The major economic data released this week was mostly weaker than expected, which reduced the outlook for future inflation. This was positive for mortgage rates, and they ended the week lower.
As expected, Friday’s key monthly Employment report was consistent with a slower pace of job creation from the very strong levels seen over the last couple of years. Against a consensus forecast of 145,000, the economy gained 136,000 jobs in September, and upward revisions added another 45,000 to the results for prior months. The unemployment rate, which is calculated based on surveys of workers, unexpectedly declined from 3.7% to 3.5%, which was the lowest level since 1969.
The other major component of the labor market report contained much less encouraging news, however.
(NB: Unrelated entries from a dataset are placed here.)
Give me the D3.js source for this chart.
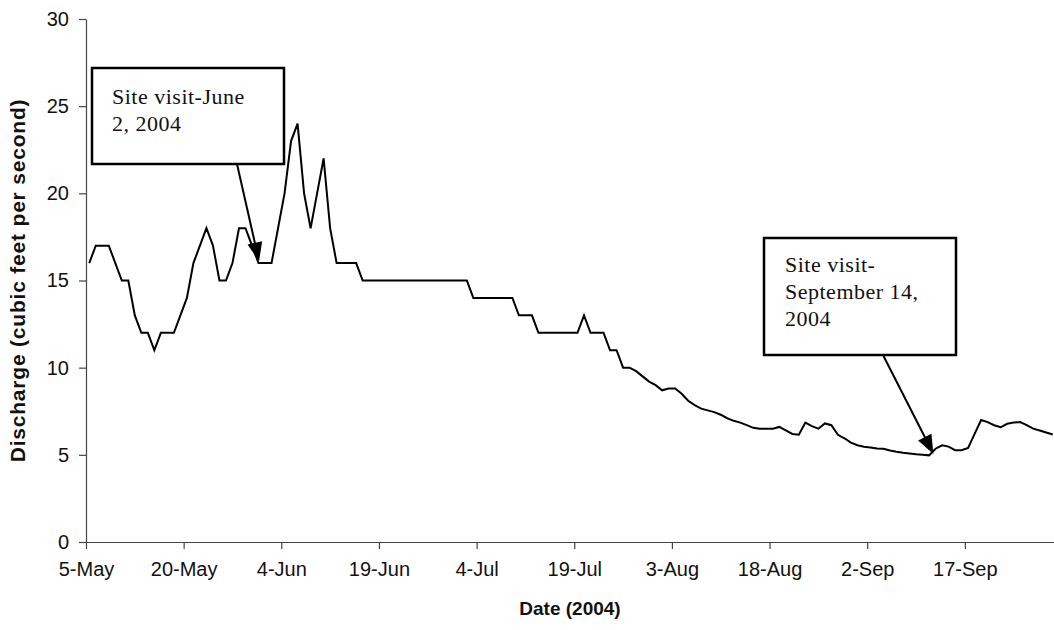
<!DOCTYPE html>
<html>
<head>
<meta charset="utf-8">
<script src="https://cdn.jsdelivr.net/npm/d3@7"></script>
<style>
  html, body { margin: 0; padding: 0; background: #fff; }
  svg { display: block; }
</style>
</head>
<body>
<svg id="chart" width="1054" height="630"></svg>
<script>
// ---------------- DATA ----------------
const startDate = "2004-05-05"; // first daily value
const discharge = [
  16, 17, 17, 17, 16, 15, 15, 13, 12, 12,          // May 5 - May 14
  11, 12, 12, 12, 13, 14, 16, 17, 18, 17,          // May 15 - May 24
  15, 15, 16, 18, 18, 17, 16, 16, 16, 18,          // May 25 - Jun 3
  20, 23, 24, 20, 18, 20, 22, 18, 16, 16,          // Jun 4 - Jun 13
  16, 16, 15, 15, 15, 15, 15, 15, 15, 15,          // Jun 14 - Jun 23
  15, 15, 15, 15, 15, 15, 15, 15, 15, 14,          // Jun 24 - Jul 3
  14, 14, 14, 14, 14, 14, 13, 13, 13, 12,          // Jul 4 - Jul 13
  12, 12, 12, 12, 12, 12, 13, 12, 12, 12,          // Jul 14 - Jul 23
  11, 11, 10, 10, 9.8, 9.5, 9.2, 9.0, 8.7, 8.8,    // Jul 24 - Aug 2
  8.8, 8.5, 8.1, 7.85, 7.65, 7.55, 7.45, 7.3, 7.1, 6.95, // Aug 3 - Aug 12
  6.85, 6.7, 6.55, 6.5, 6.5, 6.5, 6.6, 6.4, 6.2, 6.15,   // Aug 13 - Aug 22
  6.85, 6.65, 6.5, 6.8, 6.7, 6.15, 5.95, 5.7, 5.55, 5.47, // Aug 23 - Sep 1
  5.42, 5.37, 5.35, 5.25, 5.18, 5.12, 5.08, 5.03, 5.0, 4.97, // Sep 2 - Sep 11
  5.35, 5.55, 5.47, 5.27, 5.27, 5.4, 6.2, 7.0, 6.88, 6.7,    // Sep 12 - Sep 21
  6.58, 6.78, 6.85, 6.88, 6.7, 6.5, 6.4, 6.28, 6.17          // Sep 22 - Sep 30
];
const axisStart = "2004-05-05";
const axisEnd = "2004-10-01";
const xTickDates = ["2004-05-05","2004-05-20","2004-06-04","2004-06-19","2004-07-04",
                    "2004-07-19","2004-08-03","2004-08-18","2004-09-02","2004-09-17"];
const yTicks = [0, 5, 10, 15, 20, 25, 30];
const yTitle = "Discharge (cubic feet per second)";
const xTitle = "Date (2004)";
const noteTexts = [
  ["Site visit-June", "2, 2004"],
  ["Site visit-", "September 14,", "2004"]
];
// arrow tips in data space (day offset from start, discharge)
const noteTipDays = [26.1, 129.7];
const noteTipValues = [16.1, 5.05];

// ---------------- LAYOUT ----------------
const svg = d3.select("#chart");
const plot = { left: 86, top: 19, bottom: 542, dayW: 6.51 };
const parse = d3.timeParse("%Y-%m-%d");
const t0 = parse(axisStart), t1 = parse(axisEnd);
const nDays = d3.timeDay.count(t0, t1);
const x = d3.scaleTime().domain([t0, t1]).range([plot.left, plot.left + nDays * plot.dayW]);
const y = d3.scaleLinear().domain([0, 30]).range([plot.bottom, plot.top]);

const s0 = parse(startDate);
const points = discharge.map((v, i) => ({ date: d3.timeHour.offset(d3.timeDay.offset(s0, i), 12), v }));

// axes
const xAxis = d3.axisBottom(x)
  .tickValues(xTickDates.map(parse))
  .tickFormat(d3.timeFormat("%-d-%b"))
  .tickSizeInner(7).tickSizeOuter(0).tickPadding(8);
const gx = svg.append("g").attr("transform", `translate(0,${plot.bottom})`).call(xAxis);
gx.select(".domain").attr("stroke", "#444").attr("stroke-width", 1.2);
gx.selectAll(".tick line").attr("stroke", "#444").attr("stroke-width", 1.2);
gx.selectAll(".tick text")
  .attr("font-family", "'Liberation Sans', Arial, sans-serif")
  .attr("font-size", 20).attr("fill", "#111")
  .attr("dy", "0.95em");

const yAxis = d3.axisLeft(y).tickValues(yTicks).tickSizeInner(7).tickSizeOuter(0).tickPadding(10);
const gy = svg.append("g").attr("transform", `translate(${plot.left},0)`).call(yAxis);
gy.select(".domain").attr("stroke", "#444").attr("stroke-width", 1.2);
gy.selectAll(".tick line").attr("stroke", "#444").attr("stroke-width", 1.2);
gy.selectAll(".tick text")
  .attr("font-family", "'Liberation Sans', Arial, sans-serif")
  .attr("font-size", 20).attr("fill", "#111");

// titles
svg.append("text")
  .attr("transform", `translate(25,${(plot.top + plot.bottom) / 2}) rotate(-90)`)
  .attr("text-anchor", "middle")
  .attr("font-family", "'Liberation Sans', Arial, sans-serif")
  .attr("font-weight", "bold").attr("font-size", 21).attr("letter-spacing", 0.8).attr("fill", "#111")
  .text(yTitle);
svg.append("text")
  .attr("x", 570).attr("y", 615)
  .attr("text-anchor", "middle")
  .attr("font-family", "'Liberation Sans', Arial, sans-serif")
  .attr("font-weight", "bold").attr("font-size", 19).attr("fill", "#111")
  .text(xTitle);

// line
const line = d3.line().x(d => x(d.date)).y(d => y(d.v));
svg.append("path").datum(points)
  .attr("d", line).attr("fill", "none")
  .attr("stroke", "#000").attr("stroke-width", 2).attr("stroke-linejoin", "miter");

// annotations
const boxes = [
  { x: 92, y: 68, w: 192, h: 96, tx: 112, ty: 104, tail: [237, 164] },
  { x: 764, y: 238, w: 192, h: 117, tx: 785, ty: 272, tail: [883, 355] }
];
const headLen = 19, headHalf = 7.5;
boxes.forEach((b, i) => {
  const tip = [x(d3.timeHour.offset(s0, noteTipDays[i] * 24 + 12)), y(noteTipValues[i])];
  const dx = tip[0] - b.tail[0], dy = tip[1] - b.tail[1];
  const len = Math.hypot(dx, dy), ux = dx / len, uy = dy / len;
  const base = [tip[0] - ux * headLen, tip[1] - uy * headLen];
  svg.append("line")
    .attr("x1", b.tail[0]).attr("y1", b.tail[1]).attr("x2", base[0] + ux * 2).attr("y2", base[1] + uy * 2)
    .attr("stroke", "#000").attr("stroke-width", 2);
  svg.append("path")
    .attr("d", `M${tip[0]},${tip[1]} L${base[0] - uy * headHalf},${base[1] + ux * headHalf} L${base[0] + uy * headHalf},${base[1] - ux * headHalf} Z`)
    .attr("fill", "#000");
  svg.append("rect").attr("x", b.x).attr("y", b.y).attr("width", b.w).attr("height", b.h)
    .attr("fill", "#fff").attr("stroke", "#000").attr("stroke-width", 2.5);
  const t = svg.append("text")
    .attr("font-family", "'Liberation Serif', 'Times New Roman', serif")
    .attr("font-size", 22).attr("letter-spacing", 0.5).attr("fill", "#111");
  noteTexts[i].forEach((s, k) => {
    t.append("tspan").attr("x", b.tx).attr("y", b.ty + k * 27).text(s);
  });
});
</script>
</body>
</html>
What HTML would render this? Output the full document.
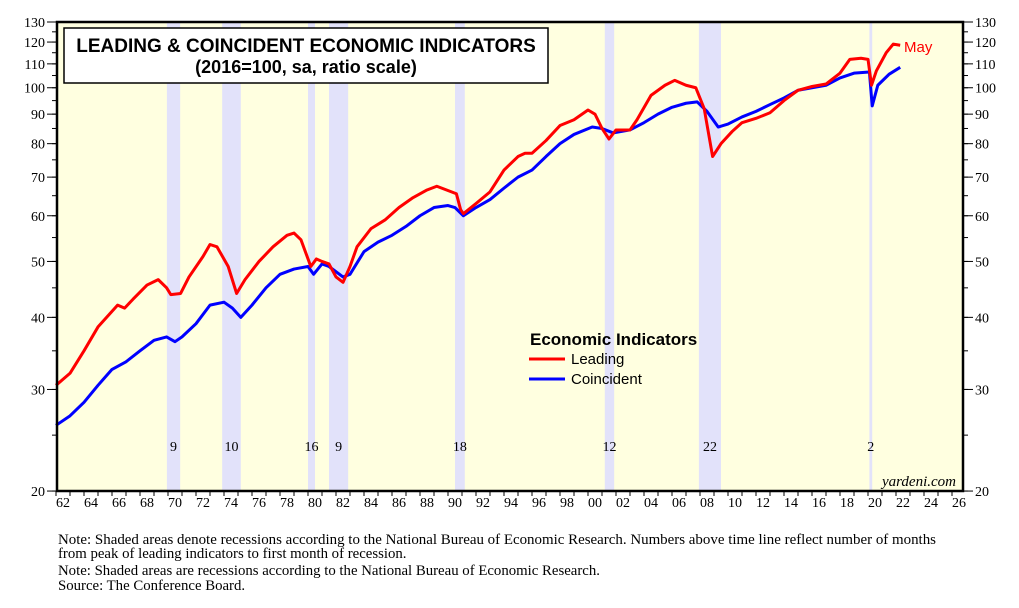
<!DOCTYPE html>
<html><head><meta charset="utf-8"><style>
body{margin:0;background:#fff;width:1019px;height:608px;overflow:hidden}
svg{display:block}
.t{font-family:"Liberation Serif",serif;font-size:13px;fill:#000}
</style></head><body>
<svg id="c" width="1019" height="608"></svg>
<script>
const leadT=[1962,1963,1964,1965,1966.4,1966.9,1967.5,1968.5,1969.3,1969.9,1970.2,1970.9,1971.5,1972.5,1973.0,1973.5,1974.3,1974.9,1975.5,1976.5,1977.5,1978.5,1979.0,1979.5,1980.2,1980.6,1981.0,1981.5,1982.0,1982.5,1983.0,1983.5,1984.5,1985.5,1986.5,1987.5,1988.5,1989.2,1989.9,1990.6,1990.9,1991.1,1992,1993,1994,1995,1995.5,1996,1997,1998,1999,2000,2000.5,2001,2001.5,2002,2003,2003.5,2004.5,2005.5,2006.2,2007.0,2007.7,2008.3,2008.9,2009.5,2010.3,2011,2012,2013,2014,2015,2016,2017,2018,2018.7,2019.5,2020.0,2020.25,2020.6,2021.3,2021.8,2022.3];
const leadV=[30.5,32,35,38.5,42,41.5,43,45.5,46.5,45,43.8,44,47,51,53.5,53,49,44,46.5,50,53,55.5,56,54.5,49,50.5,50,49.5,47,46,49,53,57,59,62,64.5,66.5,67.5,66.5,65.5,61.5,60.5,63,66,72,76,77,77,81,86,88,91.5,90,85,81.5,84.5,84.5,88,97,101,103,101,100,92,76,80,84,87,88.5,90.5,95,99,100.5,101.5,106,112,112.5,112,101,107,115,119,118.5];
const coinT=[1962,1963,1964,1965,1966,1967,1968,1969,1969.9,1970.5,1971,1972,1973,1974,1974.6,1975.2,1976,1977,1978,1979,1980.0,1980.4,1981,1981.5,1982.5,1983,1984,1985,1986,1987,1988,1989,1990,1990.5,1991.1,1992,1993,1994,1995,1996,1997,1998,1999,2000.3,2001,2001.8,2003,2004,2005,2006,2007,2007.8,2008.5,2009.3,2010,2011,2012,2013,2014,2015,2016,2017,2018,2019,2020.1,2020.3,2020.7,2021.5,2022.3];
const coinV=[26,27,28.5,30.5,32.5,33.5,35,36.5,37,36.3,37,39,42,42.5,41.5,40,42,45,47.5,48.5,49,47.5,49.5,49,47,47.5,52,54,55.5,57.5,60,62,62.5,62,60,62,64,67,70,72,76,80,83,85.5,85,83.5,84.5,87,90,92.5,94,94.5,91,85.5,86.5,89,91,93.5,96,99,100,101,104,106,106.5,93,101,105.5,108.5];
const recStart=[1969.92,1973.87,1980.0,1981.5,1990.5,2001.2,2007.92,2020.1];
const recEnd=[1970.87,1975.2,1980.5,1982.87,1991.2,2001.87,2009.5,2020.3];
const recLabels=["9","10","16","9","18","12","22","2"];
const yTicks=[20,30,40,50,60,70,80,90,100,110,120,130];
const xYears=[];for(let y=1962;y<=2026;y+=2)xYears.push(y);

const NS="http://www.w3.org/2000/svg",svg=document.getElementById('c');
const L=57,R=963,T=22,B=491;
const x=t=>56+14*(t-1962);
const y=v=>T+577*Math.log10(130/v);
function mk(tag,a,p){const e=document.createElementNS(NS,tag);for(const k in a)e.setAttribute(k,a[k]);(p||svg).appendChild(e);return e;}
let e=mk('rect',{x:L,y:T,width:R-L,height:B-T,fill:'#ffffe0'});

recStart.forEach((s,i)=>{
 let r=mk('rect',{x:x(s),y:T,width:x(recEnd[i])-x(s),height:B-T,fill:'#e2e2fa'});
 
 let tx=mk('text',{x:(x(s)+x(recEnd[i]))/2,y:451,'text-anchor':'middle',class:'t',style:'font-size:14px'});tx.textContent=recLabels[i];
 
});
for(let v=20;v<=130;v+=5){[[L,L-5],[R,R+5]].forEach(([a,b])=>mk('line',{x1:a,x2:b,y1:y(v),y2:y(v),stroke:'#000','stroke-width':1}));}
yTicks.forEach(v=>{
 mk('line',{x1:L-10,x2:L,y1:y(v),y2:y(v),stroke:'#000'});mk('line',{x1:R,x2:R+10,y1:y(v),y2:y(v),stroke:'#000'});
 let a=mk('text',{x:L-12,y:y(v)+5,'text-anchor':'end',class:'t',style:'font-size:14px'});a.textContent=v;
 
 let b=mk('text',{x:R+12,y:y(v)+5,class:'t',style:'font-size:14px'});b.textContent=v;
 
});
for(let t=1962;t<=2026;t++){mk('line',{x1:x(t),x2:x(t),y1:B,y2:B+5,stroke:'#000'});}
xYears.forEach(t=>{
 let a=mk('text',{x:x(t+0.5),y:B+16,'text-anchor':'middle',class:'t',style:'font-size:14px'});a.textContent=String(t).slice(2);
 
});
function line(T_,V,c,n){let p=mk('polyline',{points:T_.map((t,i)=>x(t)+','+y(V[i])).join(' '),fill:'none',stroke:c,'stroke-width':3,'stroke-linejoin':'round'});
 }
line(coinT,coinV,'#0000ff','coincident-line');
line(leadT,leadV,'#ff0000','leading-line');
e=mk('rect',{x:L,y:T,width:R-L,height:B-T,fill:'none',stroke:'#000','stroke-width':2.5});

</script>
<svg style="position:absolute;left:0;top:0" width="1019" height="608">
<g>
<rect x="64" y="28" width="484" height="55" fill="#fff" stroke="#000" stroke-width="1.5"/>
<text x="306" y="52" text-anchor="middle" style="font:bold 19px 'Liberation Sans',sans-serif">LEADING &amp; COINCIDENT ECONOMIC INDICATORS</text>
<text x="306" y="73" text-anchor="middle" style="font:bold 18px 'Liberation Sans',sans-serif">(2016=100, sa, ratio scale)</text>
</g>
<text x="904" y="52" fill="#ff0000" style="font:15px 'Liberation Sans',sans-serif">May</text>
<g>
<text x="530" y="345" style="font:bold 17px 'Liberation Sans',sans-serif">Economic Indicators</text>
<line x1="529" x2="565" y1="359" y2="359" stroke="#ff0000" stroke-width="3"/>
<text x="571" y="364" style="font:15px 'Liberation Sans',sans-serif">Leading</text>
<line x1="529" x2="565" y1="379" y2="379" stroke="#0000ff" stroke-width="3"/>
<text x="571" y="384" style="font:15px 'Liberation Sans',sans-serif">Coincident</text>
</g>
<text x="956" y="486" text-anchor="end" style="font:italic 15px 'Liberation Serif',serif">yardeni.com</text>
<g style="font:14.8px 'Liberation Serif',serif">
<text x="58" y="544" textLength="878" lengthAdjust="spacingAndGlyphs">Note: Shaded areas denote recessions according to the National Bureau of Economic Research. Numbers above time line reflect number of months</text>
<text x="58" y="558">from peak of leading indicators to first month of recession.</text>
<text x="58" y="575">Note: Shaded areas are recessions according to the National Bureau of Economic Research.</text>
<text x="58" y="590">Source: The Conference Board.</text>
</g>
</svg>
</body></html>
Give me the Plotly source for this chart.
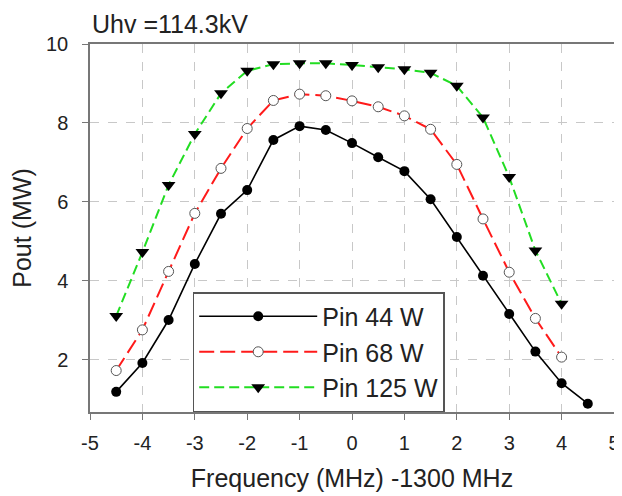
import plotly.graph_objects as go

freq = [-4.5, -4.0, -3.5, -3.0, -2.5, -2.0, -1.5, -1.0, -0.5, 0.0, 0.5, 1.0, 1.5, 2.0, 2.5, 3.0, 3.5, 4.0, 4.5]
pin44 = [1.19, 1.92, 3.01, 4.43, 5.70, 6.30, 7.57, 7.92, 7.82, 7.49, 7.13, 6.78, 6.07, 5.11, 4.13, 3.16, 2.21, 1.41, 0.89]
freq68 = [-4.5, -4.0, -3.5, -3.0, -2.5, -2.0, -1.5, -1.0, -0.5, 0.0, 0.5, 1.0, 1.5, 2.0, 2.5, 3.0, 3.5, 4.0]
pin68 = [1.73, 2.76, 4.24, 5.71, 6.85, 7.86, 8.57, 8.73, 8.69, 8.56, 8.41, 8.18, 7.84, 6.95, 5.57, 4.22, 3.05, 2.07]
freq125 = [-4.5, -4.0, -3.5, -3.0, -2.5, -2.0, -1.5, -1.0, -0.5, 0.0, 0.5, 1.0, 1.5, 2.0, 2.5, 3.0, 3.5, 4.0]
pin125 = [3.11, 4.73, 6.43, 7.72, 8.75, 9.32, 9.49, 9.51, 9.51, 9.47, 9.41, 9.36, 9.27, 8.94, 8.14, 6.63, 4.77, 3.42]

x_ticks = [-5, -4, -3, -2, -1, 0, 1, 2, 3, 4, 5]
x_tick_labels = ["-5", "-4", "-3", "-2", "-1", "0", "1", "2", "3", "4", "5"]
y_ticks = [2, 4, 6, 8, 10]
y_tick_labels = ["2", "4", "6", "8", "10"]

FONT = "Liberation Sans, Arial, sans-serif"

fig = go.Figure()
fig.add_trace(go.Scatter(
    x=freq, y=pin44, name="Pin 44 W", mode="lines+markers",
    line=dict(color="black", width=1.6),
    marker=dict(symbol="circle", size=10, color="black"),
))
fig.add_trace(go.Scatter(
    x=freq68, y=pin68, name="Pin 68 W", mode="lines+markers",
    line=dict(color="#ff1a1a", width=2, dash="15px,6px"),
    marker=dict(symbol="circle", size=10, color="white", line=dict(color="#555555", width=1)),
))
fig.add_trace(go.Scatter(
    x=freq125, y=pin125, name="Pin 125 W", mode="lines+markers",
    line=dict(color="#22dd22", width=2, dash="10px,5px"),
    marker=dict(symbol="triangle-down", size=12, color="black"),
))

axis_common = dict(
    showline=True, linecolor="#777777", linewidth=1.5, mirror=True,
    ticks="outside", ticklen=6, tickcolor="#777777", tickwidth=1,
    showgrid=True, gridcolor="#c8c8c8", gridwidth=1, griddash="dash",
    zeroline=False, automargin=False,
    tickfont=dict(family=FONT, size=20, color="#222222"),
)

fig.update_xaxes(
    range=[-5, 5], tickvals=x_ticks, ticktext=x_tick_labels,
    title=dict(text="Frequency (MHz) -1300 MHz", font=dict(family=FONT, size=25, color="#222222"), standoff=17),
    ticklabelstandoff=6,
    **axis_common,
)
fig.update_yaxes(
    range=[0.68, 10], tickvals=y_ticks, ticktext=y_tick_labels,
    title=dict(text="Pout (MW)", font=dict(family=FONT, size=25, color="#222222"), standoff=11),
    ticklabelstandoff=10,
    **axis_common,
)

fig.update_layout(
    width=622, height=496,
    margin=dict(l=82, r=16, t=36, b=92),
    paper_bgcolor="white", plot_bgcolor="white",
    font=dict(family=FONT, color="#222222"),
    showlegend=True,
    legend=dict(
        x=0.196, y=0.326, xanchor="left", yanchor="top",
        bgcolor="white", bordercolor="#555555", borderwidth=1.5,
        font=dict(family=FONT, size=25, color="#222222"),
        itemwidth=118, tracegroupgap=0,
    ),
    annotations=[dict(
        text="Uhv =114.3kV", xref="paper", yref="paper", x=0, y=1,
        xanchor="left", yanchor="middle", yshift=20, showarrow=False,
        font=dict(family=FONT, size=25, color="#222222"),
    )],
)

fig.write_html("out.html")
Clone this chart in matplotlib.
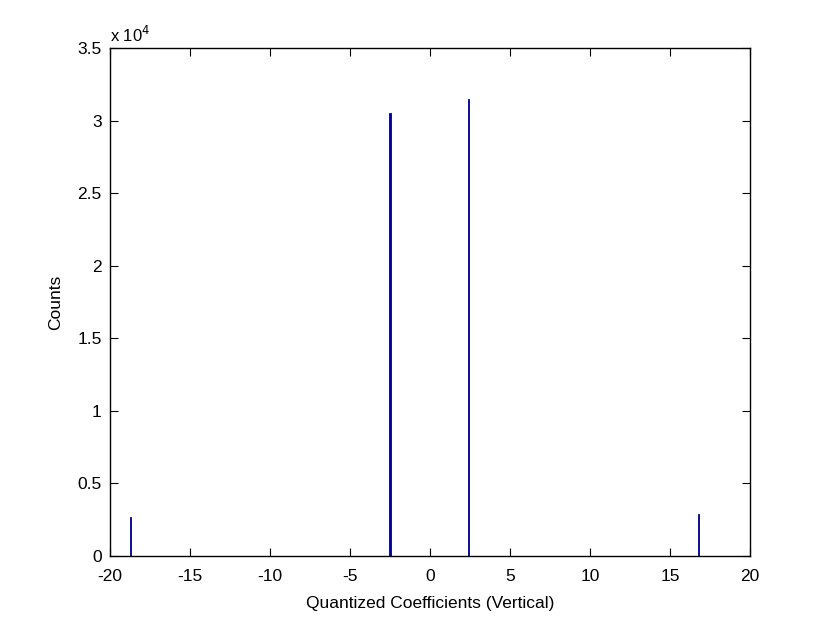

Average hourly earnings, an indicator of wage growth, were flat from August, far below the consensus for a substantial gain. They were 2.9% higher than a year ago, down from an annual rate of increase of 3.2% last month.
In addition to the disappointing wage data, two closely watched reports from the Institute of Supply Management (ISM) released this week revealed weaker than expected economic growth. The ISM national services index, which covers the bulk of U.S. economic activity, showed a sharp drop to 52.6, which was the lowest level since August 2016. The ISM national manufacturing index declined to just 47.8, which was the worst reading since June 2009.
Looking ahead, The JOLTS report, which measures job openings and labor turnover rates, will be released on Wednesday. Fed officials value this data to help round out their view of the strength of the labor market. The minutes from the September 17 Fed meeting also will come out on Wednesday. These detailed minutes provide additional insight into the debate between Fed officials about future monetary policy and have the potential to move markets. The Consumer Price Index (CPI) will be released on Thursday. CPI is a widely followed monthly inflation report that looks at the price change for goods and services. In addition, news about the impeachment inquiry or the trade negotiations could influence mortgage rates.